= Exercise =
Lines that hold the string "matplotlib" are to be counted; give only their number.

= Extracted entries =
......

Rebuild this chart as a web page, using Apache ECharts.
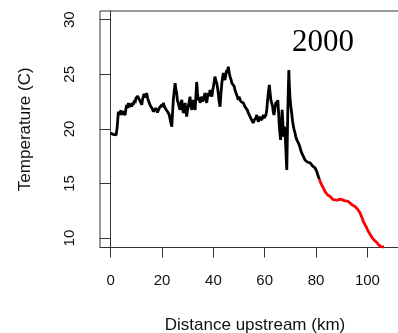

......

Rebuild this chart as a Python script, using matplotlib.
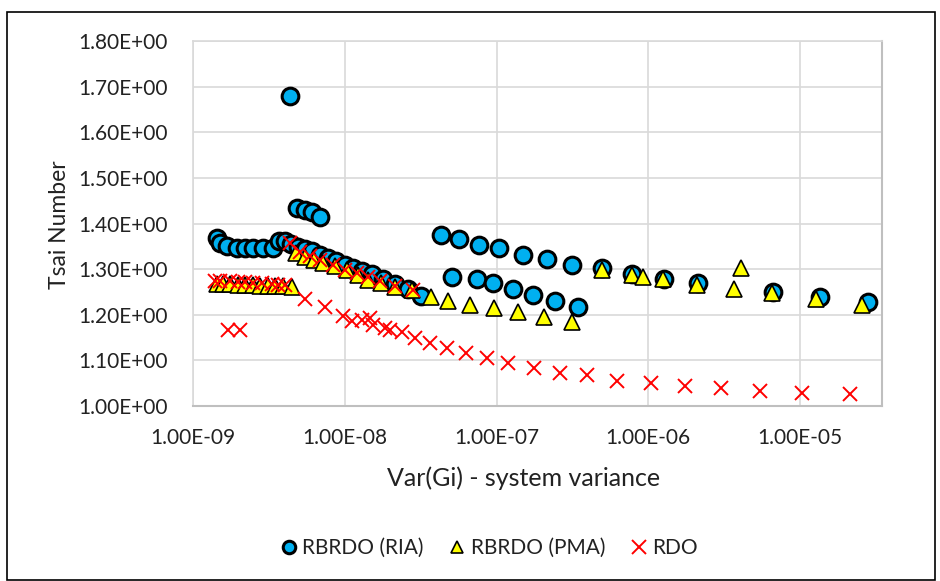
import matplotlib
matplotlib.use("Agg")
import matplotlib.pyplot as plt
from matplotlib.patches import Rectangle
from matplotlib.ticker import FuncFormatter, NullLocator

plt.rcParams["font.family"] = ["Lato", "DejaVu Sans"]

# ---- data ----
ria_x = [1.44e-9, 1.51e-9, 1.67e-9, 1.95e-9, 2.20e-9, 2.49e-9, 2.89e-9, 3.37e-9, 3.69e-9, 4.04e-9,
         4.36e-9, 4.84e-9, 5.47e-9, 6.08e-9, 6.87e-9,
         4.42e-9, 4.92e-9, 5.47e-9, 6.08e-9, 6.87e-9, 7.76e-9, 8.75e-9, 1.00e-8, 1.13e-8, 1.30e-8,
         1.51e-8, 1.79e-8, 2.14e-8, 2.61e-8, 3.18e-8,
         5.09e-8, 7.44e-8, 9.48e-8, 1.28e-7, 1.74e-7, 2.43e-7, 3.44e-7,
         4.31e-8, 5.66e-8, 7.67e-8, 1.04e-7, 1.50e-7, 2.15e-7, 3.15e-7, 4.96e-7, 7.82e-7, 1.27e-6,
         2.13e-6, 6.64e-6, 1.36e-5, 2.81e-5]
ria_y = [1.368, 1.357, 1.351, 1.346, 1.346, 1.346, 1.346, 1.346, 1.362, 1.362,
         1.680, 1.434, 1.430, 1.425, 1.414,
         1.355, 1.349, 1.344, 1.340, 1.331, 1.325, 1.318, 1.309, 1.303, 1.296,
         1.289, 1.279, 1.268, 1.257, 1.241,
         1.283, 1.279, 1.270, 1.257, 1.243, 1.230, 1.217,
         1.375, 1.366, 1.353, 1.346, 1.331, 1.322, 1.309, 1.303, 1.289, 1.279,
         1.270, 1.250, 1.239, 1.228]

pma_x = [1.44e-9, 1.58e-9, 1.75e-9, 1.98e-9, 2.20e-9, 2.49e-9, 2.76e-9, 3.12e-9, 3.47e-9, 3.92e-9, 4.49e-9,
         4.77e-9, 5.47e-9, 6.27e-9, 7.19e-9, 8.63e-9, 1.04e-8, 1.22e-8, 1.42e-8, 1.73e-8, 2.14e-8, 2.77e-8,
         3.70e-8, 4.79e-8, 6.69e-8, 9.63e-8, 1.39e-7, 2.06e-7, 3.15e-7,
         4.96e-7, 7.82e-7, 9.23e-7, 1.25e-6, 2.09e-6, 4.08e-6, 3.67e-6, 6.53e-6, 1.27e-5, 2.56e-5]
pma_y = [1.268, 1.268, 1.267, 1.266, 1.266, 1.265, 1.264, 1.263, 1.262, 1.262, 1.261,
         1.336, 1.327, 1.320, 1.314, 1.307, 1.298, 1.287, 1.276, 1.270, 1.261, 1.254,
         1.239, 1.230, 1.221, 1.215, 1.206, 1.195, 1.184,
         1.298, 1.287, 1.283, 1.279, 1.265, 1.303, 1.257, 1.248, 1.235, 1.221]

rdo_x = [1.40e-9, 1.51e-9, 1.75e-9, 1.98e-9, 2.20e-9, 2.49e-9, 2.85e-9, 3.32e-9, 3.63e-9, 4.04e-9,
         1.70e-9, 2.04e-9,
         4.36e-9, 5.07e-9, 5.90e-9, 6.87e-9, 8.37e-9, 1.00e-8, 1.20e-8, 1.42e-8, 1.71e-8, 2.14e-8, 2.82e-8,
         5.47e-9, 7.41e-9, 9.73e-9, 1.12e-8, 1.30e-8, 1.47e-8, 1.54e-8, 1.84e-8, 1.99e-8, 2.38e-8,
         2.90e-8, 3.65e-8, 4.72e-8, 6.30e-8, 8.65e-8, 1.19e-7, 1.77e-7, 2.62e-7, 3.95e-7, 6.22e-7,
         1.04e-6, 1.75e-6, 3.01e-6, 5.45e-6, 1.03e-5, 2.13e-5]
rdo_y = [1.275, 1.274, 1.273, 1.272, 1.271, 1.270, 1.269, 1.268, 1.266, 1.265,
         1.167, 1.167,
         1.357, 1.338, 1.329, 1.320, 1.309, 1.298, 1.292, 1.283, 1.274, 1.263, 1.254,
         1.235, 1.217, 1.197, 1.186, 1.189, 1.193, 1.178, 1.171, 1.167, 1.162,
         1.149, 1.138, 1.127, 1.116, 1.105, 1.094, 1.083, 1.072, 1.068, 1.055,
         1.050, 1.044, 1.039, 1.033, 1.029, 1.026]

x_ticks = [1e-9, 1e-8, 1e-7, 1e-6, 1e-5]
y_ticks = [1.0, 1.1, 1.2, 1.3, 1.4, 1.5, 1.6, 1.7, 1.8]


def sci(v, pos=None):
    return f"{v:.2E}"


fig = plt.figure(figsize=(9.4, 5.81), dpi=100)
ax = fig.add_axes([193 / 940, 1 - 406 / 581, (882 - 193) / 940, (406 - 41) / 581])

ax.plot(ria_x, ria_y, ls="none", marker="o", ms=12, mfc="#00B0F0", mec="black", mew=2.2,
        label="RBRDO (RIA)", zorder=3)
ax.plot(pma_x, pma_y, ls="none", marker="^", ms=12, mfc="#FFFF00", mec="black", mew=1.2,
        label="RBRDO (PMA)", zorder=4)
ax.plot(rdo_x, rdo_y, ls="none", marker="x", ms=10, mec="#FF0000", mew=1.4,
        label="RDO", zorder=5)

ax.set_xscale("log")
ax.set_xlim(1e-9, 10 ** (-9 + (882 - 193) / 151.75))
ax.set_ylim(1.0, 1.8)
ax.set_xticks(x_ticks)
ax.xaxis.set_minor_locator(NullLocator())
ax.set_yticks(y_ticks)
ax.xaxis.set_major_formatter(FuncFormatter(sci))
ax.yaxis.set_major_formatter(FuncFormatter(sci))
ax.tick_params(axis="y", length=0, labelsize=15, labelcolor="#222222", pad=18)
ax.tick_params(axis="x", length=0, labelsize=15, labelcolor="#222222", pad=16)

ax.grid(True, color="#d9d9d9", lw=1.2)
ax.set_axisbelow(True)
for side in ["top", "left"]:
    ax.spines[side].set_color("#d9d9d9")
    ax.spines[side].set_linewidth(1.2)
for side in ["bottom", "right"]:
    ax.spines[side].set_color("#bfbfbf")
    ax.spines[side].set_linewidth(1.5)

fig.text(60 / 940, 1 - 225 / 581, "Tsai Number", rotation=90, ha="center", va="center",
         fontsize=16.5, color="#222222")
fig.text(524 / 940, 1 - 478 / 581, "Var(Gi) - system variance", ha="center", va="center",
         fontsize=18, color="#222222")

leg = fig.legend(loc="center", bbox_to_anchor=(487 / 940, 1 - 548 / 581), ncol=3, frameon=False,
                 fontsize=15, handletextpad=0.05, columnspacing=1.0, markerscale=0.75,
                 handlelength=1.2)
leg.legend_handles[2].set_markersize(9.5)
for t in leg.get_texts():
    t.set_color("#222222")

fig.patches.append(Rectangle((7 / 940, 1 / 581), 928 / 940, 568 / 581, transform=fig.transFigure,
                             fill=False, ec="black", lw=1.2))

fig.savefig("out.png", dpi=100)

......

= Output for this exercise =
6